At the Daily Mail Gareth Davies reported, “Iran’s path to the Med: Iranian-backed fighters close in on goal of creating safe corridor through Syria and increasing Tehran’s power in the Middle East.”
One of the early urtexts of the Iran “road to the sea” narrative was Martin Chulov’s October 2016 piece at The Guardian. “Amid Syrian chaos, Iran’s game plan emerges: a path to the sea.” His sources were “influential Iraqis” and officials in northern Iraq and northern Syria.
Jonathan Spyer, director of the Rubin Center for Research in International Affairs, warned of Iran’s advance for The Jerusalem Post
earlier this year and Fabrice Balanche at the Washington Institute for Near East Policy also published on the concept in April 2017.
Now that it is widely accepted that there is a “Shi’ite corridor to the Mediterranean” and that Iran has, in the words of Dexter Filkins at The New Yorker
, “secured a road link from the Iranian border all the way to Syria’s Mediterranean coast,” intelligence officials and governments in the Middle East are speaking openly about the issue.
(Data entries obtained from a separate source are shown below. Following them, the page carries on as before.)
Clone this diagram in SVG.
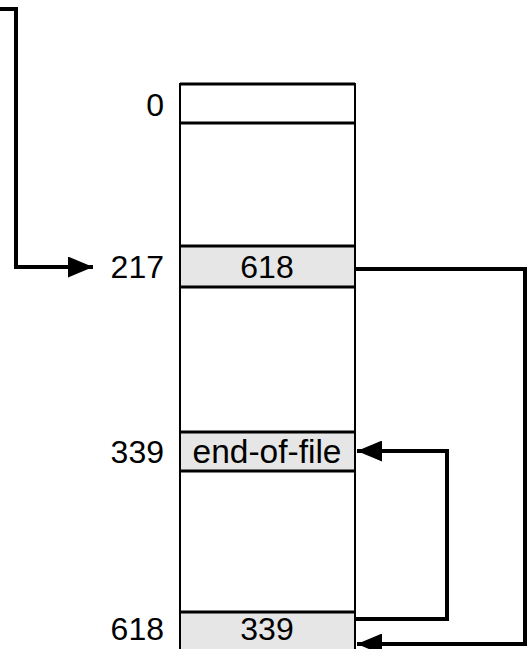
<svg xmlns="http://www.w3.org/2000/svg" width="529" height="649" viewBox="0 0 529 649">
  <style>
    .col { fill: #ffffff; stroke: #000000; stroke-width: 2; }
    .cell { fill: #e6e6e6; stroke: #000000; stroke-width: 2; }
    .sep { stroke: #000000; stroke-width: 3; fill: none; }
    .lbl { font-family: "Liberation Sans", Arial, sans-serif; font-size: 32px; fill: #000000; }
    .wire { fill: none; stroke: #000000; stroke-width: 4; }
  </style>
  <defs>
    <marker id="arrow" viewBox="0 0 25 21" refX="25" refY="10.5" markerWidth="25" markerHeight="21" markerUnits="userSpaceOnUse" orient="auto">
      <path d="M0,0 L25,10.5 L0,21 Z" fill="#000000"/>
    </marker>
  </defs>

  <!-- file block column -->
  <g id="column">
    <rect class="col" x="180" y="84" width="175" height="580"/>
  </g>

  <!-- block 0 -->
  <g id="block-0">
    <line class="sep" x1="180" y1="84" x2="355" y2="84"/>
    <line class="sep" x1="180" y1="123" x2="355" y2="123"/>
    <text class="lbl" x="164" y="116" text-anchor="end">0</text>
  </g>

  <!-- block 217 -->
  <g id="block-217">
    <rect class="cell" x="180" y="246" width="175" height="41"/>
    <line class="sep" x1="180" y1="246" x2="355" y2="246"/>
    <line class="sep" x1="180" y1="287" x2="355" y2="287"/>
    <text class="lbl" x="164" y="278" text-anchor="end">217</text>
    <text class="lbl" x="267" y="278" text-anchor="middle">618</text>
  </g>

  <!-- block 339 -->
  <g id="block-339">
    <rect class="cell" x="180" y="432" width="175" height="39"/>
    <line class="sep" x1="180" y1="432" x2="355" y2="432"/>
    <line class="sep" x1="180" y1="471" x2="355" y2="471"/>
    <text class="lbl" x="164" y="463" text-anchor="end">339</text>
    <text class="lbl" x="267" y="463" text-anchor="middle" style="font-size:33.5px">end-of-file</text>
  </g>

  <!-- block 618 -->
  <g id="block-618">
    <rect class="cell" x="180" y="612" width="175" height="52"/>
    <line class="sep" x1="180" y1="612" x2="355" y2="612"/>
    <text class="lbl" x="164" y="640" text-anchor="end">618</text>
    <text class="lbl" x="267" y="640" text-anchor="middle">339</text>
  </g>

  <!-- pointers -->
  <g id="connectors">
    <path class="wire" d="M0,9 H16 V267 H93" marker-end="url(#arrow)"/>
    <path class="wire" d="M355,269 H525 V644 H357" marker-end="url(#arrow)"/>
    <path class="wire" d="M355,619 H447 V451 H357" marker-end="url(#arrow)"/>
  </g>
</svg>
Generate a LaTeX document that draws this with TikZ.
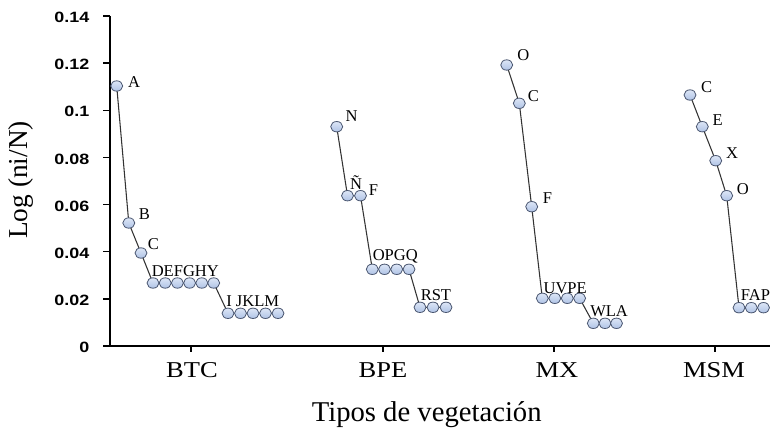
\documentclass[tikz,border=0pt]{standalone}
\usepackage{fontspec}
\setmainfont{Liberation Serif}
\newfontfamily\tickfont[FakeStretch=1.2]{Liberation Sans}
\newfontfamily\catfont[FakeStretch=1.17]{Liberation Serif}
\usetikzlibrary{shapes.geometric,backgrounds}
\definecolor{pttop}{HTML}{DDE6F6}
\definecolor{ptbot}{HTML}{AFC3E6}
\definecolor{ptedge}{HTML}{4A5670}
\definecolor{connc}{HTML}{333333}
\tikzset{
  axisline/.style={draw=black,line width=1pt},
  conn/.style={draw=connc,line width=0.8pt},
  pt/.style={ellipse,draw=ptedge,line width=0.6pt,top color=pttop,bottom color=ptbot,
             minimum width=9pt,minimum height=7.8pt,inner sep=0pt},
  lab/.style={inner sep=0pt,font=\fontsize{12.4}{14}\selectfont,anchor=base},
  rowlab/.style={lab,anchor=base west},
  ticklab/.style={inner sep=0pt,anchor=east,font=\tickfont\bfseries\fontsize{11.2}{13}\selectfont},
  catlab/.style={inner sep=0pt,anchor=base,font=\catfont\fontsize{17}{20}\selectfont},
}
\begin{document}
\begin{tikzpicture}[x=0.75pt,y=-0.75pt]
\useasboundingbox (0,0) rectangle (770,428);
\clip (0,0) rectangle (770,428);
% axes
\coordinate (ytop) at (110,16);
\coordinate (orig) at (110,346);
\coordinate (xend) at (770,346);
\draw[axisline] (ytop) -- (orig) -- (xend);
\foreach \i in {0,...,7} \draw[axisline] (103,{346-47.14*\i}) -- (110,{346-47.14*\i});
\foreach \v [count=\i from 0] in {0,0.02,0.04,0.06,0.08,0.1,0.12,0.14}
  \node[ticklab] (tk\i) at (89.5,{347.5-47.14*\i}) {\v};
\foreach \x in {191,383,554,715} \draw[axisline] (\x,346) -- (\x,352);
% category labels
\node[catlab] (cBTC) at (192,377) {BTC};
\node[catlab] (cBPE) at (383,377) {BPE};
\node[catlab] (cMX) at (557,377) {MX};
\node[catlab] (cMSM) at (714,377) {MSM};
% axis titles
\node[inner sep=0pt,anchor=base,font=\fontsize{21.5}{24}\selectfont] (xtitle) at (426.7,421.7) {Tipos de vegetación};
\node[inner sep=0pt,rotate=90,font=\fontsize{20.5}{24}\selectfont] (ytitle) at (21,180) {Log (ni/N)};
% BTC points
\node[pt] (b1) at (116.7,86) {};
\node[pt] (b2) at (128.8,223) {};
\node[pt] (b3) at (141,253) {};
\node[pt] (b4) at (153,283) {};
\node[pt] (b5) at (165.2,283) {};
\node[pt] (b6) at (177.4,283) {};
\node[pt] (b7) at (189.6,283) {};
\node[pt] (b8) at (201.8,283) {};
\node[pt] (b9) at (213.7,283) {};
\node[pt] (b10) at (228,313.3) {};
\node[pt] (b11) at (240.5,313.3) {};
\node[pt] (b12) at (253,313.3) {};
\node[pt] (b13) at (265.5,313.3) {};
\node[pt] (b14) at (278,313.3) {};
% BPE points
\node[pt] (p1) at (336.7,126.7) {};
\node[pt] (p2) at (347.5,195.7) {};
\node[pt] (p3) at (360.5,195.7) {};
\node[pt] (p4) at (372.3,269.3) {};
\node[pt] (p5) at (384.5,269.3) {};
\node[pt] (p6) at (396.7,269.3) {};
\node[pt] (p7) at (409,269.3) {};
\node[pt] (p8) at (420,307.3) {};
\node[pt] (p9) at (433,307.3) {};
\node[pt] (p10) at (446,307.3) {};
% MX points
\node[pt] (m1) at (506.7,65) {};
\node[pt] (m2) at (519.3,103.3) {};
\node[pt] (m3) at (531.7,206.7) {};
\node[pt] (m4) at (542.3,298.3) {};
\node[pt] (m5) at (554.8,298.3) {};
\node[pt] (m6) at (567.3,298.3) {};
\node[pt] (m7) at (579.6,298.3) {};
\node[pt] (m8) at (593.3,323.3) {};
\node[pt] (m9) at (605,323.3) {};
\node[pt] (m10) at (616.5,323.3) {};
% MSM points
\node[pt] (s1) at (690,95) {};
\node[pt] (s2) at (702.3,126.7) {};
\node[pt] (s3) at (715.7,160.7) {};
\node[pt] (s4) at (726.7,195.7) {};
\node[pt] (s5) at (739,307.7) {};
\node[pt] (s6) at (751.3,307.7) {};
\node[pt] (s7) at (763.5,307.7) {};
% connectors
\begin{scope}[on background layer]
\draw[conn] (b1.center) -- (b2.center) -- (b3.center) -- (b4.center) -- (b5.center) -- (b6.center) -- (b7.center) -- (b8.center) -- (b9.center) -- (b10.center) -- (b11.center) -- (b12.center) -- (b13.center) -- (b14.center);
\draw[conn] (p1.center) -- (p2.center) -- (p3.center) -- (p4.center) -- (p5.center) -- (p6.center) -- (p7.center) -- (p8.center) -- (p9.center) -- (p10.center);
\draw[conn] (m1.center) -- (m2.center) -- (m3.center) -- (m4.center) -- (m5.center) -- (m6.center) -- (m7.center) -- (m8.center) -- (m9.center) -- (m10.center);
\draw[conn] (s1.center) -- (s2.center) -- (s3.center) -- (s4.center) -- (s5.center) -- (s6.center) -- (s7.center);
\end{scope}
% BTC labels
\node[lab] (lbA) at (134,87.3) {A};
\node[lab] (lbB) at (144.3,219.3) {B};
\node[lab] (lbC) at (153.3,249.3) {C};
\node[rowlab] (lbD) at (151.5,276) {DEFGHY};
\node[rowlab] (lbI) at (226,306) {I JKLM};
% BPE labels
\node[lab] (lpN) at (351.7,121.7) {N};
\node[lab] (lpNt) at (356.2,189.3) {Ñ};
\node[lab] (lpF) at (373.5,195) {F};
\node[rowlab] (lpO) at (372.5,260.5) {OPGQ};
\node[rowlab] (lpR) at (420.5,300) {RST};
% MX labels
\node[lab] (lmO) at (523.3,60.7) {O};
\node[lab] (lmC) at (533.3,101) {C};
\node[lab] (lmF) at (547.5,203.3) {F};
\node[rowlab] (lmU) at (543.3,293) {UVPE};
\node[rowlab] (lmW) at (590,316.7) {WLA};
% MSM labels
\node[lab] (lsC) at (706.7,92.7) {C};
\node[lab] (lsE) at (717.7,125) {E};
\node[lab] (lsX) at (732,158.3) {X};
\node[lab] (lsO) at (742.8,194) {O};
\node[rowlab] (lsF) at (740.7,300) {FAP};
\end{tikzpicture}
\end{document}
UAE’s foreign minister, Sheikh Abdullah bin Zayed al-Nahyan, warned on Tuesday that Iran was playing a “colonial” role in Syria. Former US ambassador Robert Ford said on Monday that Iran “will be in Syria to stay.”
Will the discovery of the Iranian “corridor” by most of the region’s media and by Western media, as well as by politicians and experts lead to any change, or will it be like the Iranian nuclear issue, where widespread knowledge of it lead to acceptance and then a deal? Israel has been intimating that there are redlines regarding Iranian bases in Syria and Lebanon and has continually warned about them. However, Israel’s constant warnings about the Iranian nuclear issue were sometimes viewed as meddling and alarmist. Major media reporting on the Iranian land corridor as a new fact in the region, as opposed to mere conjecture, is an important development.